On her birthday that year, nurses at the hospital got her a birthday cake. Her friends visited her with cake too. “It helped take my mind off what had happened for a bit, but there was also an emptiness within,” Natalie admitted. “There were thoughts of, I should be pregnant today.”
She allows herself to feel sad on August 23, and writes messages to her triplets—Adam, Emma, and Eva. The messages are tied to balloons that she releases to the heavens.
Meanwhile, she has accepted that the triplets were God’s gift to her, and like other gifts from God, they are meant to be enjoyed, but God does not promise how long these gifts would stay with them.
“When I look back at the six months we spent with the triplets, we really had a lot of fun. We enjoyed having them and they were loved by many people. We travelled with them and they ate a lot of good food.
“As fleeting as that period of time was, it was a part of my life that I loved. And the pain comes from loving them. I agree with a quote that a friend shared—‘you hurt deeply because you love deeply.’”

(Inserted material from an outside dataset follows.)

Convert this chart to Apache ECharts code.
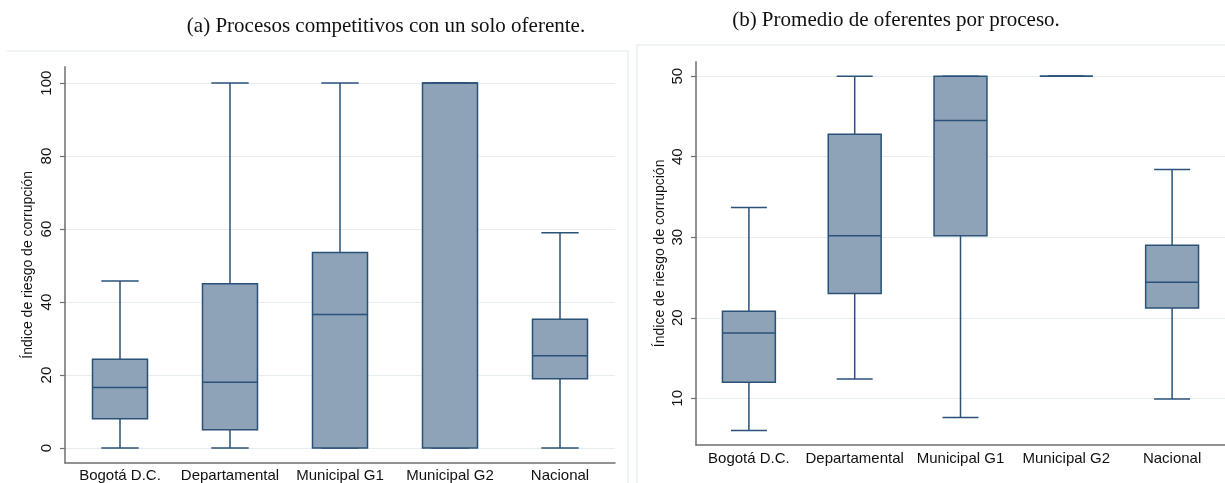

She continues to celebrate her birthday on August 24. “I’d like to imagine that when the children look down on us from heaven, they also want to see their parents happy. If we don’t stop feeling sad, they’ll feel sad too.”
On August 6, she also celebrates the birthday of Baby Hannah, whom the couple adopted last year. After the loss of her triplets and other medical scans, the couple found that the chances of her getting pregnant again would be very slim, so they considered adoption. Hannah came into the family at seven weeks old.
Even as Natalie welcomes Baby Hannah, she recognises that every child is unique and precious, and this baby is not a replacement to her triplets: “A loss is a loss. Having another child doesn’t replace the child you lost.”
Baby Hannah has been a smiley child who hardly cries. During the times when Hannah cried but Natalie could not understand why, she wondered if the parent-child bond was not strong enough, and whether this was because Hannah was adopted. But she’s learnt that her concerns were unfounded as mothers of biological children have similar feelings and questions too.
The stay-home mother with a patisserie diploma from the UK is currently pursuing an advanced diploma in counselling psychology, so she can support women who have gone through pregnancy loss. In January 2022, Natalie started doing practicum work for her diploma with the same Christian grief counsellor that helped her during her own grief journey.
“Not that anything would ever justify the loss, but I need to do something that would make the loss meaningful.”
Amid all that she went through, her belief in God’s existence has not wavered. Despite the anger she felt towards God, she chose to cling on to Him.
Citing the example of Job in the Bible, Natalie said: “We’re allowed to be angry with God, but it’s never to pull away. It’s easy to want to blame God and say that He took whatever we were hoping for.
“But when I think about what He gives us as gifts, what he places in our lives for us to enjoy, we don’t really deserve them in the first place. That we even get to have them—whether it’s for a few days, a few weeks, or a lifetime—it’s already a bonus.”
“To have been able to carry three heartbeats in my body, along with my own heartbeat, for that amount of time, I don’t regret that. I would never say that I wished it never happened.”
Natalie hopes that by sharing her story, she will be able to help other women with similar experiences. “Prenatal loss and infertility issues are rarely spoken about, especially in Asian cultures. We need to talk more about it, because no one should ever feel alone. You are never alone.”
She added: “I desire to create a legacy for our children and to give meaning to their premature passing. Helping others and supporting those going through a similar path of loss is part of the memory I want to create with my children.”